= Data lines =
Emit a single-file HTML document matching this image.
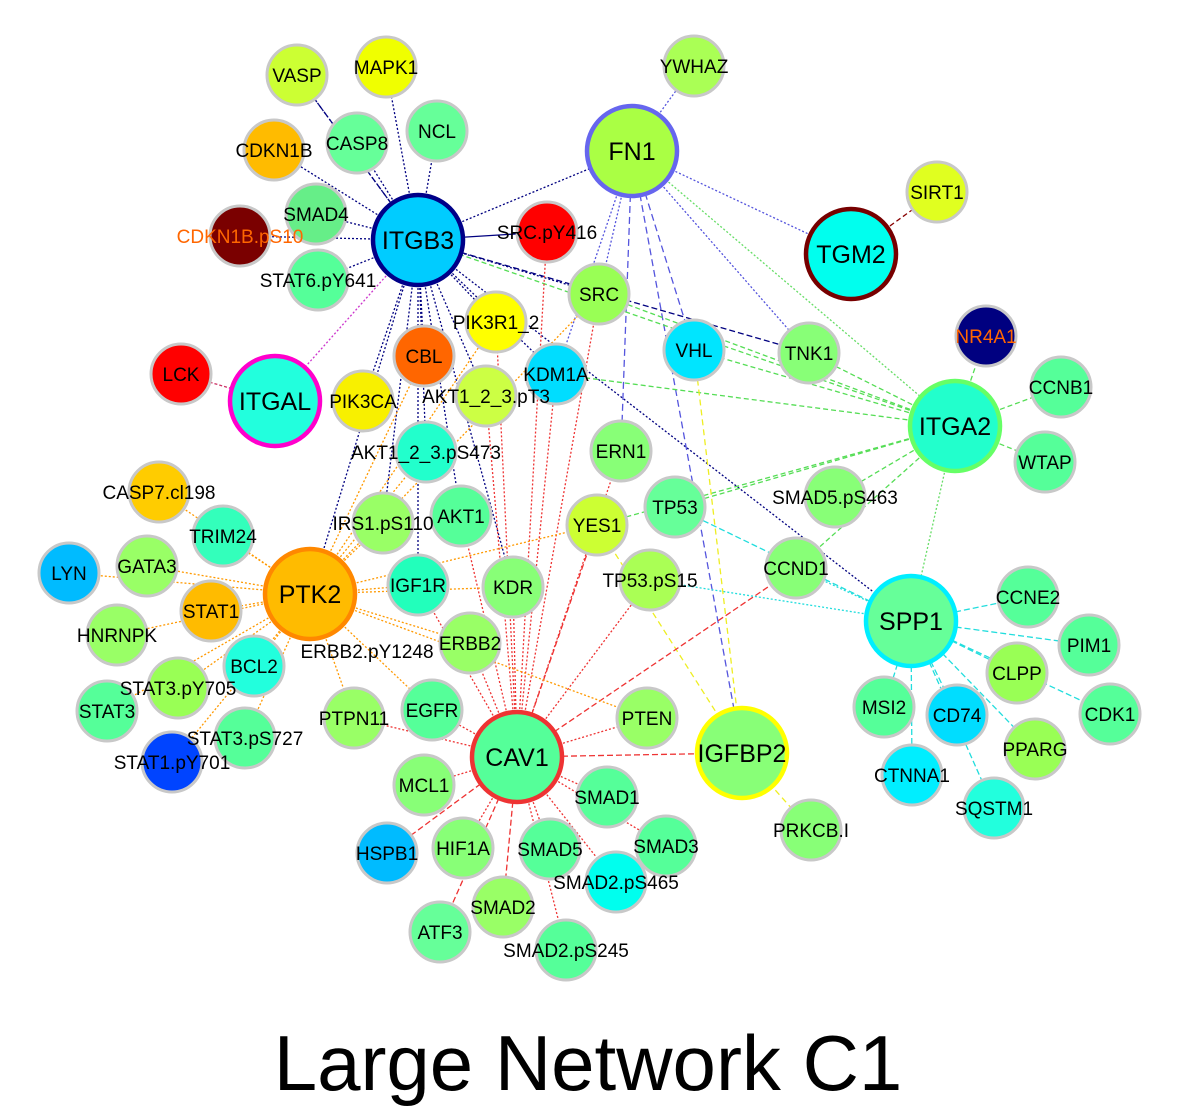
<!DOCTYPE html>
<html><head><meta charset="utf-8"><style>
html,body{margin:0;padding:0;background:#fff;}
svg{display:block;}
text{font-family:"Liberation Sans",Arial,sans-serif;}
</style></head><body>
<svg width="1177" height="1119" viewBox="0 0 1177 1119" xmlns="http://www.w3.org/2000/svg">
<g id="edges" fill="none" stroke-width="1.3"></g>
<g id="nodes"></g>
<g id="labels" font-size="19" text-anchor="middle" fill="#000"></g>
<text x="588" y="1090" font-size="78" text-anchor="middle">Large Network C1</text>
<script>
const N={
VASP:[297,75,'#ccff33'],MAPK1:[386,67,'#f0ff00'],YWHAZ:[694,66,'#aaff55'],CDKN1B:[274,150,'#ffbb00'],
CASP8:[357,143,'#66ff99'],NCL:[437,131,'#66ff99'],SIRT1:[937,192,'#e0ff20'],SMAD4:[316,214,'#66ee88'],
'CDKN1B.pS10':[240,236,'#7a0000'],'SRC.pY416':[547,232,'#ff0000'],'STAT6.pY641':[318,280,'#55ff99'],
SRC:[599,294,'#99ff55'],PIK3R1_2:[496,322,'#ffff00'],NR4A1:[986,336,'#000080'],VHL:[694,350,'#00e5ff'],
TNK1:[809,353,'#88ff77'],CCNB1:[1061,387,'#55ff99'],LCK:[181,374,'#ff0000'],CBL:[424,356,'#ff6600'],
PIK3CA:[363,401,'#f8f000'],'AKT1_2_3.pT3':[486,396,'#ccff44'],KDM1A:[556,374,'#00ddff'],WTAP:[1045,462,'#55ff99'],
'AKT1_2_3.pS473':[426,452,'#22ffcc'],ERN1:[621,451,'#88ff77'],'SMAD5.pS463':[835,497,'#88ff77'],
'CASP7.cl198':[159,492,'#ffcc00'],TP53:[675,507,'#66ff99'],TRIM24:[223,536,'#33ffbb'],'IRS1.pS110':[383,523,'#99ff66'],
AKT1:[461,516,'#55ff99'],YES1:[597,525,'#ccff33'],LYN:[69,573,'#00bbff'],GATA3:[147,566,'#99ff66'],
IGF1R:[418,585,'#22ffbb'],KDR:[513,587,'#88ff77'],'TP53.pS15':[650,580,'#aaff55'],CCND1:[796,568,'#88ff77'],
CCNE2:[1028,597,'#55ff99'],STAT1:[211,611,'#ffbb00'],HNRNPK:[117,635,'#99ff66'],PIM1:[1089,645,'#55ff99'],
BCL2:[254,666,'#22ffdd'],ERBB2:[470,643,'#99ff66'],'STAT3.pY705':[178,688,'#99ff55'],STAT3:[107,711,'#55ff99'],
CLPP:[1017,673,'#99ff55'],CDK1:[1110,714,'#55ff99'],PTPN11:[354,718,'#99ff66'],EGFR:[432,710,'#55ff99'],
PTEN:[647,718,'#99ff66'],MSI2:[884,707,'#55ff99'],CD74:[957,715,'#00ddff'],PPARG:[1035,749,'#99ff55'],
'STAT3.pS727':[245,738,'#55ff99'],'STAT1.pY701':[172,762,'#0044ff'],MCL1:[424,785,'#88ff77'],SMAD1:[607,797,'#55ff99'],
CTNNA1:[912,775,'#00eeff'],SQSTM1:[994,808,'#22ffdd'],'PRKCB.I':[811,830,'#88ff77'],HSPB1:[387,853,'#00bbff'],
HIF1A:[463,848,'#88ff77'],SMAD5:[550,849,'#55ff99'],SMAD3:[666,846,'#55ff99'],'SMAD2.pS465':[616,882,'#00ffee'],
SMAD2:[503,907,'#99ff66'],ATF3:[440,932,'#66ff99'],'SMAD2.pS245':[566,950,'#55ff99'],'ERBB2.pY1248':[367,651,null]
};
const B={
FN1:[632,151,'#aaff44','#6666ee'],ITGB3:[418,240,'#00ccff','#000088'],TGM2:[851,254,'#00ffee','#770000'],
ITGAL:[275,401,'#22ffdd','#ff00cc'],ITGA2:[955,426,'#22ffcc','#66ff66'],PTK2:[310,594,'#ffbb00','#ff8800'],
SPP1:[911,621,'#66ff99','#00eeff'],IGFBP2:[742,753,'#88ff77','#ffff00'],CAV1:[517,757,'#55ff99','#ee3333']
};
function P(k){return N[k]||B[k];}
const E=[
['ITGB3','#000080','2,2',['VASP','MAPK1','CASP8','NCL','CDKN1B','SMAD4','CDKN1B.pS10','STAT6.pY641','SRC','PIK3R1_2','CBL','PIK3CA','AKT1_2_3.pT3','KDM1A','AKT1_2_3.pS473','IRS1.pS110','AKT1','IGF1R','KDR','PTK2','SPP1','FN1']],
['ITGB3','#000080','6,3',['TNK1','VASP']],['ITGB3','#000080',null,['SRC.pY416']],
['ITGB3','#cc33cc','2,2',['ITGAL']],['ITGAL','#cc3366','3,2',['LCK']],['TGM2','#880000','5,3',['SIRT1']],
['FN1','#5555dd','2,2',['YWHAZ','TGM2','SRC','KDM1A','TNK1']],['FN1','#5555dd','7,4',['VHL','IGFBP2','ERN1']],['FN1','#66dd66','2,2',['ITGA2']],
['ITGA2','#55dd55','5,3',['NR4A1','CCNB1','WTAP','TNK1','VHL','SRC','KDM1A','TP53','YES1','CCND1','SMAD5.pS463','ITGB3']],['ITGA2','#66dd66','2,2',['SPP1']],
['SPP1','#22dddd','6,3',['CCNE2','PIM1','CLPP','CDK1','PPARG','SQSTM1','CTNNA1','CD74','MSI2','TP53']],['SPP1','#22dddd','2,2',['TP53.pS15','CCND1']],
['IGFBP2','#eeee22','6,4',['PRKCB.I','VHL','YES1']],
['CAV1','#ee3333','2,2',['KDR','IGF1R','AKT1','ERBB2','EGFR','PTPN11','MCL1','HIF1A','SMAD5','SMAD2.pS245','SMAD2.pS465','SMAD1','SMAD3','PTEN','TP53.pS15','ERN1','SRC','PIK3R1_2','AKT1_2_3.pT3','KDM1A','SRC.pY416']],
['CAV1','#ee3333','6,3',['HSPB1','ATF3','SMAD2','IGFBP2','CCND1','YES1']],
['PTK2','#ff9900','2,2',['CASP7.cl198','TRIM24','LYN','GATA3','STAT1','HNRNPK','STAT3.pY705','BCL2','STAT3','STAT3.pS727','STAT1.pY701','PTPN11','ERBB2','IGF1R','KDR','YES1','IRS1.pS110','AKT1_2_3.pS473','CBL','PIK3R1_2','SRC','PTEN','EGFR']]
];
const ns='http://www.w3.org/2000/svg';
const ge=document.getElementById('edges'),gn=document.getElementById('nodes'),gl=document.getElementById('labels');
function el(t,a,p){const e=document.createElementNS(ns,t);for(const k in a)e.setAttribute(k,a[k]);p.appendChild(e);return e;}
E.forEach(([s,c,d,ts])=>{const a=P(s);ts.forEach(t=>{const b=P(t);const at={x1:a[0],y1:a[1],x2:b[0],y2:b[1],stroke:c};if(d)at['stroke-dasharray']=d;el('line',at,ge);});});
for(const k in N){const n=N[k];if(!n[2])continue;el('circle',{cx:n[0],cy:n[1],r:30,fill:n[2],stroke:'#c8c8c8','stroke-width':3},gn);}
for(const k in B){const n=B[k];el('circle',{cx:n[0],cy:n[1],r:45,fill:n[2],stroke:n[3],'stroke-width':4.5},gn);}
const lab={'CDKN1B.pS10':'#ff6600',NR4A1:'#ff6600'};
const off={'SRC.pY416':[0,0],'STAT3.pY705':[-5,0],'STAT1.pY701':[0,0]};
for(const k in N){const n=N[k];const t=el('text',{x:n[0],y:n[1]+7,fill:lab[k]||'#000'},gl);t.textContent=k;}
for(const k in B){const n=B[k];const t=el('text',{x:n[0],y:n[1]+9,'font-size':25},gl);t.textContent=k;}
</script>
</svg>
</body></html>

= What the task requires =
Select every line above that contains the word "document", and copy it.

= Result =
Emit a single-file HTML document matching this image.
const ge=document.getElementById('edges'),gn=document.getElementById('nodes'),gl=document.getElementById('labels');
function el(t,a,p){const e=document.createElementNS(ns,t);for(const k in a)e.setAttribute(k,a[k]);p.appendChild(e);return e;}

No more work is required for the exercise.